Black Voices: Are you part of the problem or the solution? Black Voices: Are you part of the problem or the solution? Black Voices: Are you part of the problem or the solution?

“We’re moving in the right direction,” says LeAnne Wiles, director of First-Year Programs in Undergraduate Academic Affairs. “Things we’re doing right now might have seemed radical when I first came to the UW in 2009.”

By LeAnne Wiles | Viewpoint Magazine

This is part of our “Black Voices” issue of Viewpoint Magazine. Go here to see the full issue.


“Are you a part of the problem or the solution?”

As a child, I consistently heard that question from my father when I would come to him with a dilemma. Frustrated, I would respond, “Dad, it’s not that simple.” He would smile and say it again. I now know he repeated this phrase not to torment me, but to push me to refocus and decide what I could control and what I could not.

Good or bad, this has been my philosophy moving through my career as a Black professional. When you live in a world where you continually see signs that your Black body does not matter, it can be paralyzing. Knowing that you will be overlooked, misinterpreted and given feedback that you are too loud, direct, angry or just too hostile because you are a Black person in this world can be exhausting. To have your child tell you that she doesn’t feel safe going to the store with you because she fears you will be attacked or killed is devastating. During those times, I call to my ancestors. I am six generations removed from their enslavement. Jack and Mariah Summerall labored on a plantation in Baxley, Georgia. If my ancestors can survive being enslaved, then I can decide how I want to not just survive but thrive.

I currently serve as the Director of First Year Programs in Undergraduate Academic Affairs. Our team focuses on the transition experience for first-year students at the UW. In moving toward racial equity, we have to rephrase the question. “What can I as an individual, the department, our division or college, and our campuses do to move toward racial equity?” We have to break down the questions to create benchmarks and metrics in each area. In my department, we have moved toward racial equity through the evaluation of our onboarding and hiring of staff and student employees. We started with the diversity toolkit provided by the Office of Minority Affairs & Diversity, created racial equity goals and evaluated our process. From this evaluation, we realized that there was bias in our professional staff hiring process, and that transfer and international students were constantly less successful when applying for paid student leadership positions. Instead of assuming this was a candidate issue, we assessed how our process fostered these results, then made adjustments.

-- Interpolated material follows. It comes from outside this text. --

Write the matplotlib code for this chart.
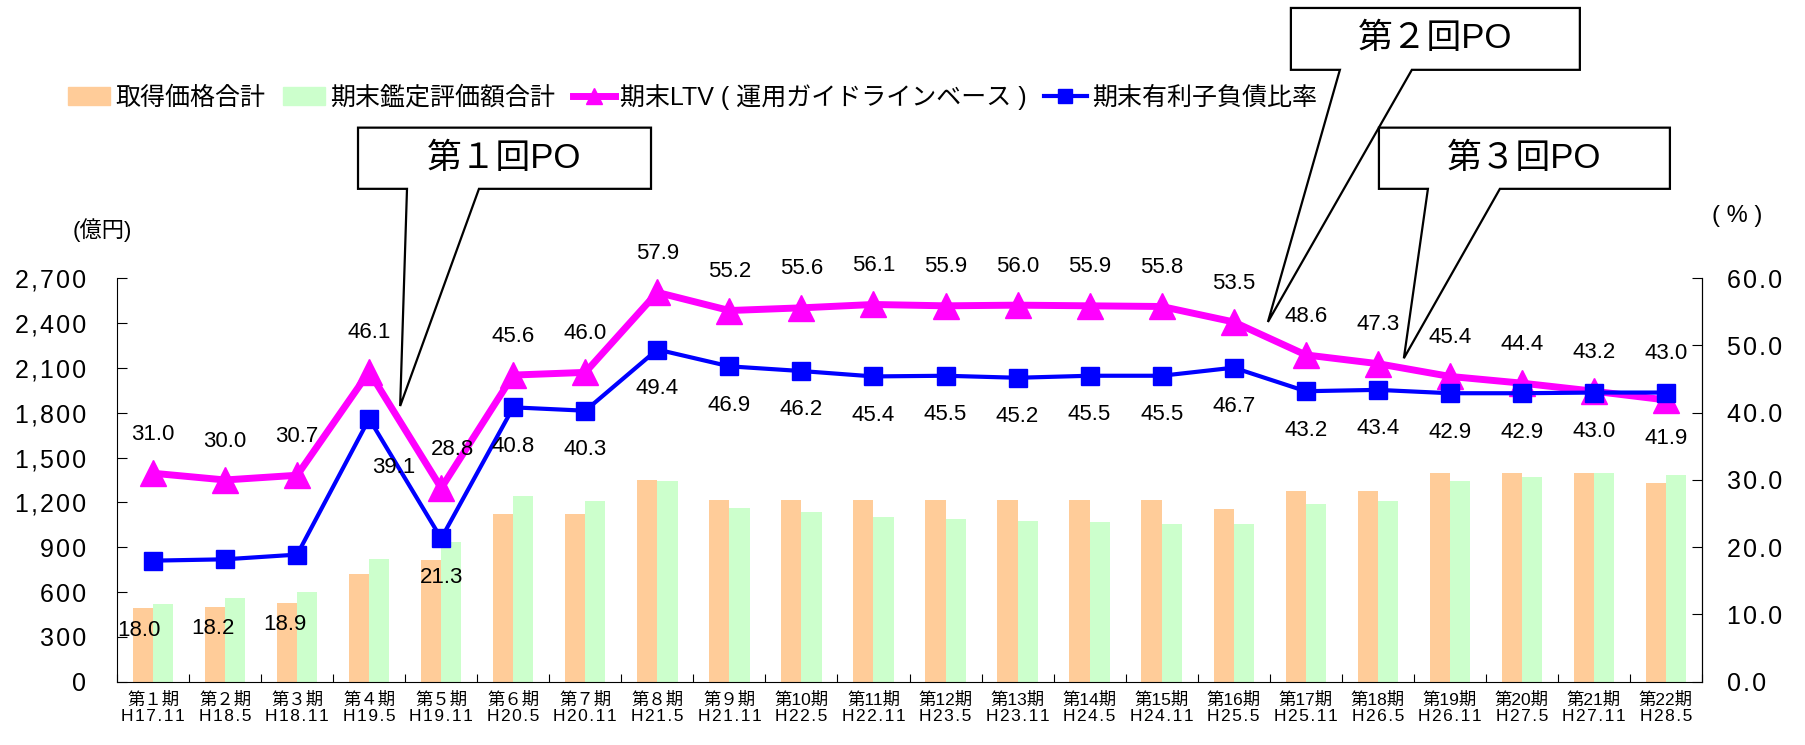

For the UW to continue to move toward racial equity, I hope we continue to focus and set actionable goals and metrics with accountability. Do we want more faculty of color? Do we want to target the recruitment of a specific type of undergraduate student? Do we want to increase access to positions of influence for staff? What are we striving for? We have seen UW executive leadership set the vision, and I, as a staff employee, come with individual expectations. However, if faculty and staff, including departmental chairs, non-tenured faculty, directors and managers, do not translate the vision to actionable goals and metrics with accountability, we will continue to fall short of achieving racial equity. Unfortunately, this decentralized action takes time and resources, all while we are managing a host of other pressing issues that intersect with and complicate our ability to keep a laser focus on racial equity. So again, what is our focus? Who defines the focus?

We all have to be engaged. That starts with policy, practice and people. Many of our equity conversations go straight to amplifying unheard voices and seeking out first-person narratives. But we need the narrative of the many, not just one or two. We should push beyond basic representation—counting how many people of color—and set baseline metrics for all of our campuses that reflect more profound and diverse strategies for change. We need to be shifting the mindset and culture and listening to the collective narrative with the head and the heart.

When I, as a Black professional, tell my truth, some people treat it like a theoretical exercise, providing surface-level communications to “check the box,” expressing their own individual guilt and hearing and learning about the experience without taking action to do anything about it. To move toward racial justice, we should require faculty and staff to have progressive levels of training in anti-racism practices. It will help them understand their own privileged identities and biases. Then we should coach them to become allies in action; furnishing them with tools for dismantling racist structures should be a priority. The UW can provide funding for departments to review hiring practices and empower and support faculty and staff who offer differences.

Alumni are integral to our success. I’ve witnessed alumni returning to keep us accountable, and they hold the legacy and memory of this University. My hope is that they continue to stay in the conversation with the University and reflect and bring practices to the equity conversation that they have seen in their professions.

Are you part of the problem or the solution? It’s hard to think about shifting the dominant mindset and culture, but this is about taking opportunities to evolve. We have made strides in hiring, training and creating community dialogues. With authentic engagement that leads to accountability, we can all continue to be part of the solution. This work is not somebody else’s. It is all of ours.